If the mergers are approved, each Acquired Fund shareholder will be issued common shares of the associated Acquiring Fund at an exchange ratio based on the Funds' respective net asset values per share. Additional information regarding the Funds and the proposed mergers will be contained in the proxy materials.
Eaton Vance Management is a subsidiary of Eaton Vance Corp. (NYSE: EV). Eaton Vance is a leading global asset manager whose history dates to 1924. With offices in North America, Europe, Asia and Australia, Eaton Vance and its affiliates managed $453 billion in assets as of July 31, 2018, offering individuals and institutions a broad array of investment strategies and wealth management solutions. For more information about Eaton Vance, visit eatonvance.com.
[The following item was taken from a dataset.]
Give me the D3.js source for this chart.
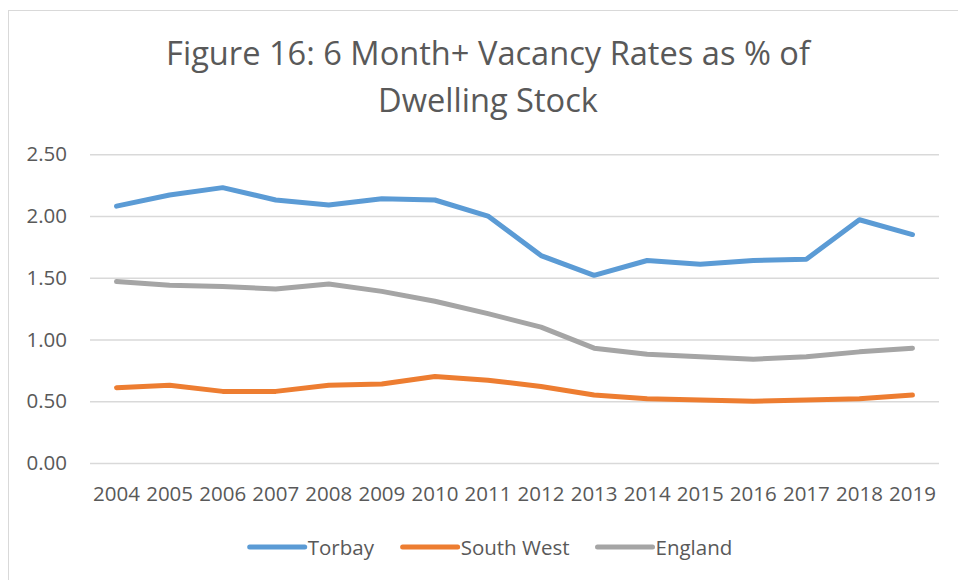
<!DOCTYPE html>
<html>
<head>
<meta charset="utf-8">
<script src="https://cdn.jsdelivr.net/npm/d3@7"></script>
<style>
  body { margin: 0; background: #fff; }
  svg { display: block; font-family: "Open Sans", sans-serif; }
</style>
</head>
<body>
<svg width="958" height="580"></svg>
<script>
// ---------- data ----------
const years = ["2004","2005","2006","2007","2008","2009","2010","2011",
               "2012","2013","2014","2015","2016","2017","2018","2019"];
const torbay    = [2.08, 2.17, 2.23, 2.13, 2.09, 2.14, 2.13, 2.00, 1.68, 1.52, 1.64, 1.61, 1.64, 1.65, 1.97, 1.85];
const southWest = [0.61, 0.63, 0.58, 0.58, 0.63, 0.64, 0.70, 0.67, 0.62, 0.55, 0.52, 0.51, 0.50, 0.51, 0.52, 0.55];
const england   = [1.47, 1.44, 1.43, 1.41, 1.45, 1.39, 1.31, 1.21, 1.10, 0.93, 0.88, 0.86, 0.84, 0.86, 0.90, 0.93];
const yTicks = [0, 0.5, 1.0, 1.5, 2.0, 2.5];
const seriesNames = ["Torbay", "South West", "England"];
const titleLines = ["Figure 16: 6 Month+ Vacancy Rates as % of", "Dwelling Stock"];

const colors = ["#5B9BD5", "#ED7D31", "#A5A5A5"];
const series = [torbay, southWest, england];

// ---------- setup ----------
let svg = d3.select("svg");
const textColor = "#595959";

// chart border (right / bottom edges fall outside the picture)
svg.append("rect")
    .attr("x", 8.5).attr("y", 10.5)
    .attr("width", 1000).attr("height", 1000)
    .attr("fill", "none")
    .attr("stroke", "#D9D9D9");

const plot = { left: 90, right: 939, top: 154.3, bottom: 463 };

let xScale = d3.scaleBand()
    .domain(years)
    .range([plot.left, plot.right]);

let yScale = d3.scaleLinear()
    .domain([0, 2.5])
    .range([plot.bottom, plot.top]);

// fit a text element to a target width by adjusting its font size
function fitText(sel, width) {
    let len = sel.node().getComputedTextLength();
    let fs = parseFloat(sel.attr("font-size"));
    sel.attr("font-size", fs * width / len);
}

// title
let t1 = svg.append("text")
    .attr("x", 488).attr("y", 65)
    .attr("text-anchor", "middle")
    .attr("fill", textColor)
    .attr("font-size", 30)
    .text(titleLines[0]);
fitText(t1, 644);
let t2 = svg.append("text")
    .attr("x", 488).attr("y", 111.5)
    .attr("text-anchor", "middle")
    .attr("fill", textColor)
    .attr("font-size", t1.attr("font-size"))
    .text(titleLines[1]);

// gridlines + y axis
let yAxis = svg.append("g")
    .attr("transform", "translate(" + plot.left + ",0)")
    .call(d3.axisLeft(yScale)
        .tickValues(yTicks)
        .tickFormat(d3.format(".2f"))
        .tickSize(-(plot.right - plot.left))
        .tickPadding(23));
yAxis.select(".domain").remove();
yAxis.selectAll(".tick line")
    .attr("stroke", "#D9D9D9")
    .attr("stroke-width", 1.5);
yAxis.selectAll(".tick text")
    .attr("fill", textColor)
    .attr("font-size", 20.5)
    .attr("font-family", "'Open Sans', sans-serif");

// x axis labels
let xAxis = svg.append("g")
    .attr("transform", "translate(0," + plot.bottom + ")")
    .call(d3.axisBottom(xScale).tickSize(0).tickPadding(23));
xAxis.select(".domain").remove();
xAxis.selectAll(".tick text")
    .attr("fill", textColor)
    .attr("font-size", 20.5)
    .attr("font-family", "'Open Sans', sans-serif");

// lines
let line = d3.line()
    .x(function(d, i) { return xScale(years[i]) + xScale.bandwidth() / 2; })
    .y(function(d) { return yScale(d); });

svg.selectAll(".series")
    .data(series)
    .enter().append("path")
    .attr("class", "series")
    .attr("d", line)
    .attr("fill", "none")
    .attr("stroke", function(d, i) { return colors[i]; })
    .attr("stroke-width", 5)
    .attr("stroke-linejoin", "round")
    .attr("stroke-linecap", "round");

// legend
const legendY = 547;
const swatch = 55, swGap = 3, itemGap = 28;
let legend = svg.append("g");
let items = legend.selectAll(".item")
    .data(seriesNames)
    .enter().append("g")
    .attr("class", "item");
items.append("line")
    .attr("x1", 0).attr("x2", swatch)
    .attr("y1", legendY).attr("y2", legendY)
    .attr("stroke", function(d, i) { return colors[i]; })
    .attr("stroke-width", 5)
    .attr("stroke-linecap", "round");
items.append("text")
    .attr("x", swatch + swGap)
    .attr("y", legendY + 8)
    .attr("fill", textColor)
    .attr("font-size", 20.5)
    .text(function(d) { return d; });

let widths = [];
items.each(function() { widths.push(this.getBBox().width); });
let total = d3.sum(widths) + itemGap * (widths.length - 1);
let xPos = 491 - total / 2;
items.attr("transform", function(d, i) {
    let tx = xPos;
    xPos += widths[i] + itemGap;
    return "translate(" + tx + ",0)";
});
</script>
</body>
</html>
Additional Information about the Funds and the Mergers
This press release is not intended to, and does not, constitute an offer to purchase or sell shares of the Funds; nor is this press release intended to solicit a proxy from any shareholder of the Funds. The solicitation of the purchase or sale of securities or proxies to effect each merger described herein will only be made by a final, effective registration statement, which will include a definitive joint proxy statement/prospectus, after the registration statement is declared effective by the Securities and Exchange Commission (the "SEC").
This press release references registration statements, which will include joint proxy statements/prospectuses for each Acquiring Fund. These registration statements have been filed with the SEC but have not been declared effective. The registration statements each may be amended or withdrawn. The joint proxy statements/prospectuses will not be distributed to shareholders of the Acquired Funds unless and until the applicable registration statement is declared effective by the SEC.
The Funds and their trustees and officers, Eaton Vance Management and its officers and employees, and other persons may be deemed to be participants in the solicitation of proxies with respect to the mergers described herein. Investors and shareholders may obtain more detailed information regarding the direct and indirect interests of a Fund's trustees and officers, Eaton Vance Management and its officers and employees, and other persons by reading the joint proxy statement/prospectus relating to the applicable merger when it becomes available.
Investors and shareholders are urged to read the applicable joint proxy statement/prospectus and any other relevant documents when they become available because they will contain important information about the proposed mergers. After they are filed, copies of the joint proxy statements/prospectuses will be available on the SEC's website at www.sec.gov.
Fund shares are subject to investment risk, including possible loss of principal invested. No Fund is a complete investment program and you may lose money investing in a Fund. An investment in a Fund may not be appropriate for all investors. Additional information about the Funds, including performance and portfolio characteristic information, is available at www.eatonvance.com.
Statements in this press release that are not historical facts are forward-looking statements as defined by the United States securities laws. You should exercise caution in interpreting and relying on forward-looking statements because they are subject to uncertainties and other factors which are, in some cases, beyond a Fund's control and could cause actual results to differ materially from those set forth in the forward-looking statements.